I believe him. Christianity and Christian “values” are only part of it. Bush is a real gut politician trying to get these United States back into the godly warmth of family, church, and work. Let’s get back to the way they used to be—at least in the fog of memory. He told the Christian editors that he wants to change the way Americans think—or, rather, to change it back. “The culture needs to be changed,” he said, adding “People can understand what I’m talking about, changing the culture from one that says, ‘If it feels good, do it, and if you’ve got a problem, blame somebody else,’ to a culture in which each of us understands we’re responsible for the decisions we make in life. I call it the responsibility era. I can be a voice for cultural change.”

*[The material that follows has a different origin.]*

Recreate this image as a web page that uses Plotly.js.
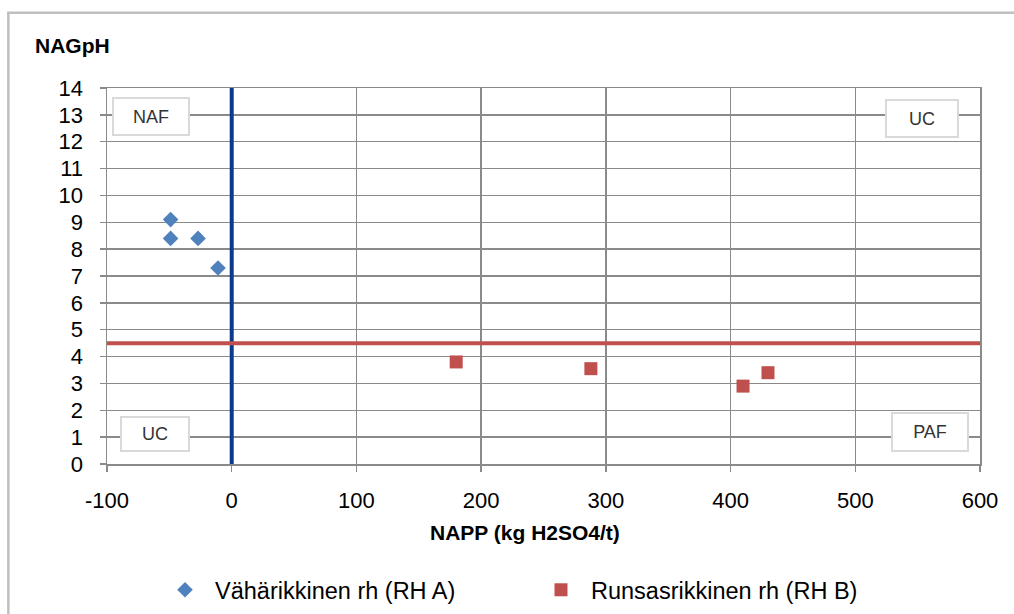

Asked whether he is winning that crusade, he said, “Yes.” He offered this evidence: “Something’s happening in America. When I’m walking the rope line, people say things different than they did four years ago… . I bet you every other person or every third person says, ‘Mr. President, my family prays for you.’ It’s not, you know, ‘Good luck, I hope you go tear down your oppo-nent.’ … It’s ‘My family prays for you.’ ”

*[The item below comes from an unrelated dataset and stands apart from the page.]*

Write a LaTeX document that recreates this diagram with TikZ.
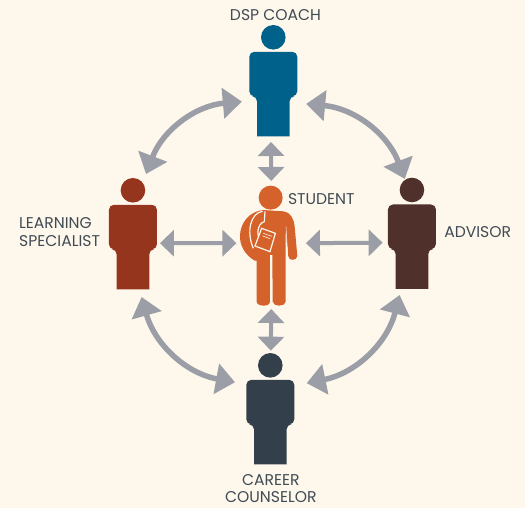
\documentclass[tikz,border=0pt]{standalone}
\usepackage{fontspec}
\setmainfont{Poppins}
\usepackage{xcolor}
\usetikzlibrary{positioning,arrows.meta}

\definecolor{creambg}{HTML}{FEF8EC}
\definecolor{arrowgrey}{HTML}{9B9EA6}
\definecolor{labelgrey}{HTML}{414B54}
\definecolor{coachblue}{HTML}{00628B}
\definecolor{specialistred}{HTML}{96351E}
\definecolor{studentorange}{HTML}{D4622A}
\definecolor{advisorbrown}{HTML}{50302B}
\definecolor{counselorslate}{HTML}{333F4A}

\tikzset{
	personbox/.style={inner sep=0pt, outer sep=0pt},
	rolelabel/.style={inner sep=0pt, outer sep=0pt, text=labelgrey, font=\fontsize{15.6}{17.8}\selectfont},
	ringarrow/.style={{Triangle[length=19pt,width=30pt]}-{Triangle[length=19pt,width=30pt]}, arrowgrey, line width=5.5pt},
	spokearrow/.style={{Triangle[length=14pt,width=26pt]}-{Triangle[length=14pt,width=26pt]}, arrowgrey, line width=4pt}
}

% #1 node, #2 colour, #3 #4 head offset from the node centre
\newcommand{\personfig}[4]{
	\begin{scope}[shift={(#1)}, xshift=#3pt, yshift=#4pt]
		\fill[#2] (0,0) circle (12.3);
		\fill[#2, rounded corners=5pt] (-24,-14.5) -- (24,-14.5) -- (24,-59) -- (16.3,-59) [sharp corners] -- (16.3,-99) -- (-16.3,-99) [rounded corners=5pt] -- (-16.3,-59) -- (-24,-59) -- cycle;
	\end{scope}
}

\begin{document}
\begin{tikzpicture}[x=1pt, y=1pt]
	\useasboundingbox (0,0) rectangle (525,508);
	\fill[creambg] (0,0) rectangle (525,508);

	% persone
	\node[personbox, minimum width=69.5pt, minimum height=128pt] (student) at (271.2,263) {};
	\node[personbox, minimum width=64.3pt, minimum height=118pt, above=39pt of student, xshift=2.8pt] (coach) {};
	\node[personbox, minimum width=54pt, minimum height=123pt, left=76.5pt of student, yshift=9.5pt] (specialist) {};
	\node[personbox, minimum width=58.6pt, minimum height=116pt, right=76.7pt of student, yshift=8pt] (advisor) {};
	\node[personbox, minimum width=71.7pt, minimum height=113.3pt, below=41.7pt of student, xshift=-0.35pt] (counselor) {};

	\personfig{coach}{coachblue}{-0.7}{45.7}
	\personfig{specialist}{specialistred}{0}{45.2}
	\personfig{advisor}{advisorbrown}{0}{47}
	\personfig{counselor}{counselorslate}{-0.55}{42}

	% studente
	\begin{scope}[shift={(student)}, xshift=-51.2pt, yshift=75pt, x=0.3333pt, y=-0.3333pt]
		\fill[studentorange] (152,83) circle (36);
		\fill[studentorange] (130,120) -- (190,124) .. controls (215,128) and (222,150) .. (224,170) -- (232,258) .. controls (232,272) and (206,274) .. (205,260) -- (197,180) -- (197,395) .. controls (197,410) and (160,412) .. (158,395) -- (157,255) -- (150,255) -- (150,395) .. controls (150,412) and (110,410) .. (110,395) -- (110,272) -- (104,272) .. controls (75,255) and (58,225) .. (60,195) .. controls (62,160) and (85,125) .. (130,120) -- cycle;
		% spallina e libro
		\draw[creambg, line width=1.2pt] (128,124) .. controls (92,128) and (78,185) .. (100,235);
		\draw[creambg, line width=1.2pt] (135,124) -- (133,155) .. controls (112,160) and (105,200) .. (128,222);
		\draw[creambg, line width=0.5pt] (198,170) -- (204,268);
		\draw[creambg, line width=1.2pt, fill=studentorange] (125,175) -- (166,190) -- (150,245) -- (105,228) -- cycle;
		\draw[creambg, line width=0.6pt] (130,190) -- (156,199);
		\draw[creambg, line width=0.6pt] (128,198) -- (150,206);
	\end{scope}

	% frecce
	\draw[ringarrow] (coach.210.6) to[bend right=32] (specialist.78.3);
	\draw[ringarrow] (specialist.-82) to[bend right=32] (counselor.145.9);
	\draw[ringarrow] (counselor.34.1) to[bend right=32] (advisor.258);
	\draw[ringarrow] (advisor.97) to[bend right=32] (coach.-33.3);
	\draw[spokearrow] (coach.267) -- (student.north);
	\draw[spokearrow] (student.south) -- (counselor.north);
	\draw[spokearrow] (specialist.-16) -- (student.177);
	\draw[spokearrow] (student.3) -- (advisor.191.9);

	% etichette
	\node[rolelabel, above=3.5pt of coach, xshift=1.5pt] (coachlabel) {DSP COACH};
	\node[rolelabel, align=left, left=6pt of specialist, yshift=3.5pt] (specialistlabel) {LEARNING\\SPECIALIST};
	\node[rolelabel, anchor=west] (studentlabel) at (288,309) {STUDENT};
	\node[rolelabel, right=3pt of advisor, yshift=5pt] (advisorlabel) {ADVISOR};
	\node[rolelabel, align=center, below=10pt of counselor] (counselorlabel) {CAREER\\COUNSELOR};
\end{tikzpicture}
\end{document}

It is not just religion; the word family is just as important in those sentences, reaching back to everything his fans and followers believe is part of their America, but perhaps not yours. That’s what he wants to hear, and he hears it from people who want him to preserve what they see as the unquestioned American way. They are code words, really—I am you and you are me. Bush sent out that message to his base in one of his earliest national debates, in Iowa during the 2000 primary season. Asked to name his favorite philosopher, Bush said “Christ.”

There was silence for a moment, and the moderator ended it by asking Bush to explain. The future president answered, “Well, if [viewers] don’t know, it’s going to be hard to explain. When you turn your heart and life over to Christ, when you accept Christ as your savior, it changes your heart and changes your life.” President Bush does not explain, as he told Bob Woodward in 2002. The writer asked whether he was listening to staff and advisers as he prepared for war. Bush said, “Of course not. I’m the commander. See, I don’t have to explain why I say things… . I don’t feel like I owe anybody an explanation.”

Campaigns, of course, are the time politicians are called on to explain themselves. In the third debate, the moderator, Bob Schieffer of CBS News’s Face the Nation, did ask both Kerry and Bush to explain the meaning of their faith. Kerry initially tried to surpass Bush’s rhetoric about the divine provenance of liberty, insisting that “[e]verything is a gift from the Almighty.” Then he appealed to other faith traditions, noting the spiritual worth of the Koran, the Torah, and Native American blessings, ending up with a classic vow to tolerate diverse religious practices, including “the right … not to practice.”

Bush, for his part, talked about prayer again: “I pray for strength. I pray for wisdom. I pray for our troops in harm’s way. I pray for my family. I pray for my little girls.” And I assume he prays for a big turnout of the 100 percenters, praying there are enough of them looking to him and seeing themselves.